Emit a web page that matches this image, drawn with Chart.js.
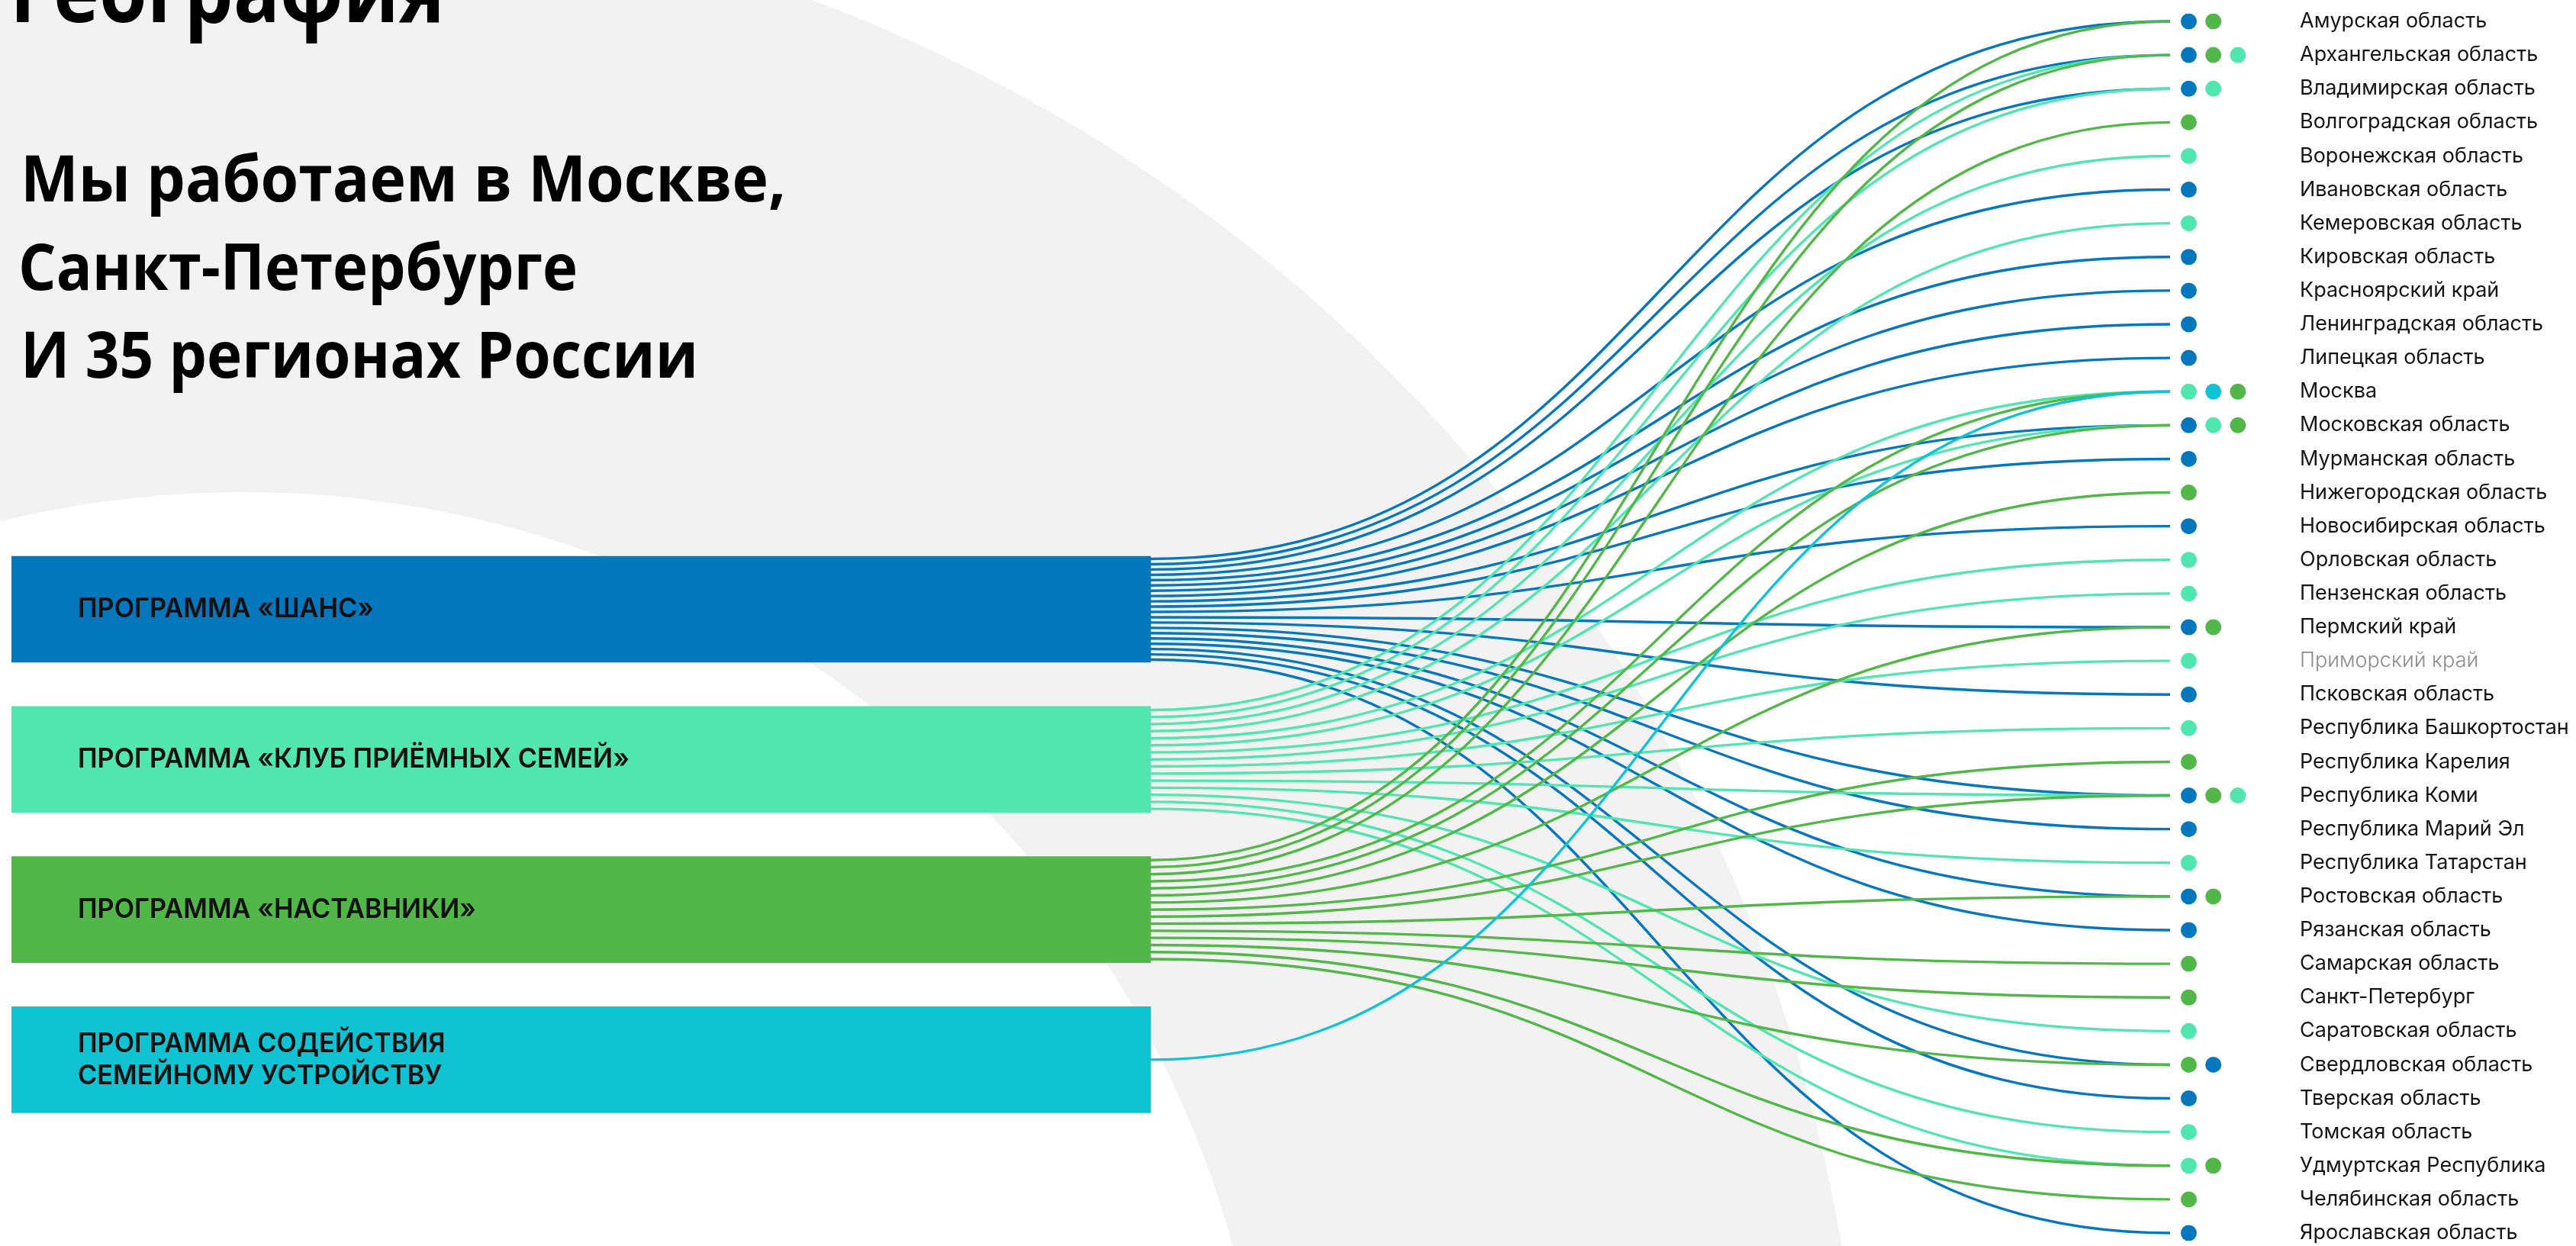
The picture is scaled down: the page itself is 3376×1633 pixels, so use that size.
<!DOCTYPE html>
<html lang="ru">
<head>
<meta charset="utf-8">
<title>География</title>
<script src="https://cdn.jsdelivr.net/npm/chart.js@4.4.1/dist/chart.umd.min.js"></script>
<style>
	html, body { margin: 0; padding: 0; background: #fff; }
	canvas { display: block; }
</style>
</head>
<body>
<canvas id="geo-chart" width="3376" height="1633"></canvas>
<script>
'use strict';

const programs = [
	['ПРОГРАММА «ШАНС»'],
	['ПРОГРАММА «КЛУБ ПРИЁМНЫХ СЕМЕЙ»'],
	['ПРОГРАММА «НАСТАВНИКИ»'],
	['ПРОГРАММА СОДЕЙСТВИЯ', 'СЕМЕЙНОМУ УСТРОЙСТВУ']
];
const programColors = ['#0577bd', '#51e6b0', '#52b749', '#10c3d3'];

const regions = [
	'Амурская область', 'Архангельская область', 'Владимирская область', 'Волгоградская область',
	'Воронежская область', 'Ивановская область', 'Кемеровская область', 'Кировская область',
	'Красноярский край', 'Ленинградская область', 'Липецкая область', 'Москва',
	'Московская область', 'Мурманская область', 'Нижегородская область', 'Новосибирская область',
	'Орловская область', 'Пензенская область', 'Пермский край', 'Приморский край',
	'Псковская область', 'Республика Башкортостан', 'Республика Карелия', 'Республика Коми',
	'Республика Марий Эл', 'Республика Татарстан', 'Ростовская область', 'Рязанская область',
	'Самарская область', 'Санкт-Петербург', 'Саратовская область', 'Свердловская область',
	'Тверская область', 'Томская область', 'Удмуртская Республика', 'Челябинская область',
	'Ярославская область'
];
// programs working in each region (index into programs), in the order the dots are shown
const regionPrograms = [
	[0, 2], [0, 2, 1], [0, 1], [2], [1], [0], [1], [0], [0], [0], [0], [1, 3, 2],
	[0, 1, 2], [0], [2], [0], [1], [1], [0, 2], [1], [0], [1], [2], [0, 2, 1],
	[0], [1], [0, 2], [0], [2], [2], [1], [2, 0], [0], [1], [1, 2], [2], [0]
];
const mutedRegions = ['Приморский край'];

const headline = 'География';
const subtitleLines = ['Мы работаем в Москве,', 'Санкт-Петербурге', 'И 35 регионах России'];

// layout (pixels)
const STAGE_W = 2999;      // width of the plot area
const BAR_END = 1493;      // where program bars end
const LINK_END = 2829;     // where links meet the regions
const DOT_X0 = 2853.5;     // first dot column
const DOT_GAP = 32.2;
const PROG_Y0 = 770.5;     // first program centre from plot top
const PROG_GAP = 196.8;
const PLOT_H = 1588;

const backgroundPlugin = {
	id: 'background',
	beforeDraw(chart){
		const ctx = chart.ctx;
		ctx.save();
		ctx.fillStyle = '#ffffff';
		ctx.fillRect(0, 0, chart.width, chart.height);
		ctx.beginPath();
		ctx.arc(319, 1990, 2125, 0, Math.PI * 2);
		ctx.moveTo(319 + 1345, 1990);
		ctx.arc(319, 1990, 1345, 0, Math.PI * 2);
		ctx.fillStyle = '#f2f2f2';
		ctx.fill('evenodd');

		ctx.fillStyle = '#000';
		ctx.textBaseline = 'alphabetic';
		ctx.font = 'bold 115px "Open Sans"';
		ctx.fillText(headline, 13, 29, 570);
		ctx.font = 'bold 85px "Open Sans"';
		const widths = [1003, 733, 888];
		subtitleLines.forEach((line, i) => {
			ctx.fillText(line, i === 1 ? 24 : 27, 264 + i * 115.5, widths[i]);
		});
		ctx.restore();
	}
};

const linksPlugin = {
	id: 'links',
	beforeDatasetsDraw(chart){
		const {ctx, scales} = chart;
		const bars = chart.getDatasetMeta(0).data;
		const xEnd = scales.x.getPixelForValue(LINK_END);
		ctx.save();
		ctx.lineWidth = 3.4;
		programs.forEach((p, pi) => {
			const targets = regions.map((r, ri) => ri).filter(ri => regionPrograms[ri].includes(pi));
			const bar = bars[pi].getProps(['x', 'y', 'height'], true);
			const top = bar.y - bar.height / 2;
			const xMid = (bar.x + xEnd) / 2;
			ctx.strokeStyle = programColors[pi];
			targets.forEach((ri, k) => {
				const y0 = top + (k + 0.5) / targets.length * bar.height;
				const y1 = scales.y.getPixelForValue(ri);
				ctx.beginPath();
				ctx.moveTo(bar.x, y0);
				ctx.bezierCurveTo(xMid, y0, xMid, y1, xEnd, y1);
				ctx.stroke();
			});
		});
		ctx.restore();
	}
};

const barLabelsPlugin = {
	id: 'barLabels',
	afterDatasetsDraw(chart){
		const ctx = chart.ctx;
		const bars = chart.getDatasetMeta(0).data;
		ctx.save();
		ctx.font = '600 36px Inter';
		ctx.fillStyle = '#111';
		ctx.textBaseline = 'middle';
		const squeeze = 388 / ctx.measureText(programs[0][0]).width;
		bars.forEach((el, i) => {
			const bar = el.getProps(['y', 'base'], true);
			const lines = programs[i];
			lines.forEach((line, j) => {
				ctx.save();
				ctx.translate(bar.base + 87, bar.y + (j - (lines.length - 1) / 2) * 42);
				ctx.scale(squeeze, 1);
				ctx.fillText(line, 0, 0);
				ctx.restore();
			});
		});
		ctx.restore();
	}
};

const dotPoints = [];
regionPrograms.forEach((list, ri) => {
	list.forEach((pi, k) => dotPoints.push({x: k, y: regions[ri], p: pi}));
});

const isMuted = c => mutedRegions.includes(regions[c.index]);
const dotMin = -DOT_X0 / DOT_GAP;
const dotMax = dotMin + STAGE_W / DOT_GAP;
const progMin = -PROG_Y0 / PROG_GAP;
const progMax = progMin + PLOT_H / PROG_GAP;

// keep the hidden linear scales on exactly the range asked for
const exactRange = (min, max, tickValues) => function(scale){
	scale.min = min;
	scale.max = max;
	if(tickValues){
		scale.ticks = tickValues.map(value => ({value}));
	}
};

new Chart(document.getElementById('geo-chart'), {
	type: 'scatter',
	data: {
		datasets: [{
			type: 'bar',
			indexAxis: 'y',
			xAxisID: 'x',
			yAxisID: 'yp',
			data: programs.map((p, i) => ({y: i, x: [0, BAR_END]})),
			backgroundColor: programColors,
			grouped: false,
			barPercentage: 1,
			categoryPercentage: 1,
			maxBarThickness: 139,
			borderWidth: 0
		}, {
			type: 'scatter',
			xAxisID: 'xs',
			yAxisID: 'y',
			data: dotPoints,
			backgroundColor: dotPoints.map(d => programColors[d.p]),
			pointRadius: 10.5,
			borderWidth: 0
		}]
	},
	options: {
		responsive: false,
		animation: false,
		events: [],
		layout: {padding: {left: 15, top: 28, bottom: 17, right: 0}},
		plugins: {legend: {display: false}, tooltip: {enabled: false}},
		scales: {
			x: {type: 'linear', axis: 'x', bounds: 'data', offset: false, min: 0, max: STAGE_W, display: false,
				afterBuildTicks: exactRange(0, STAGE_W)},
			xs: {type: 'linear', axis: 'x', bounds: 'data', offset: false, min: dotMin, max: dotMax, display: false,
				afterBuildTicks: exactRange(dotMin, dotMax)},
			yp: {type: 'linear', axis: 'y', bounds: 'data', offset: false, min: progMin, max: progMax, reverse: true, display: false,
				afterBuildTicks: exactRange(progMin, progMax, programs.map((p, i) => i))},
			y: {
				type: 'category',
				labels: regions,
				position: 'right',
				offset: false,
				grid: {display: false, drawTicks: false},
				border: {display: false},
				ticks: {
					autoSkip: false,
					padding: 0,
					color: c => isMuted(c) ? '#8c8c8c' : '#151515',
					font: c => ({family: 'Inter', size: 27, weight: isMuted(c) ? 300 : 400, lineHeight: 1.1})
				},
				afterFit(scale){
					scale.width = 362;
				}
			}
		}
	},
	plugins: [backgroundPlugin, linksPlugin, barLabelsPlugin]
});
</script>
</body>
</html>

_ _ _ _ _ _ _

» **Exercise aim**:
Within the data above, pick out all lines holding the word "page".

» **Exercise result**:
Emit a web page that matches this image, drawn with Chart.js.
The picture is scaled down: the page itself is 3376×1633 pixels, so use that size.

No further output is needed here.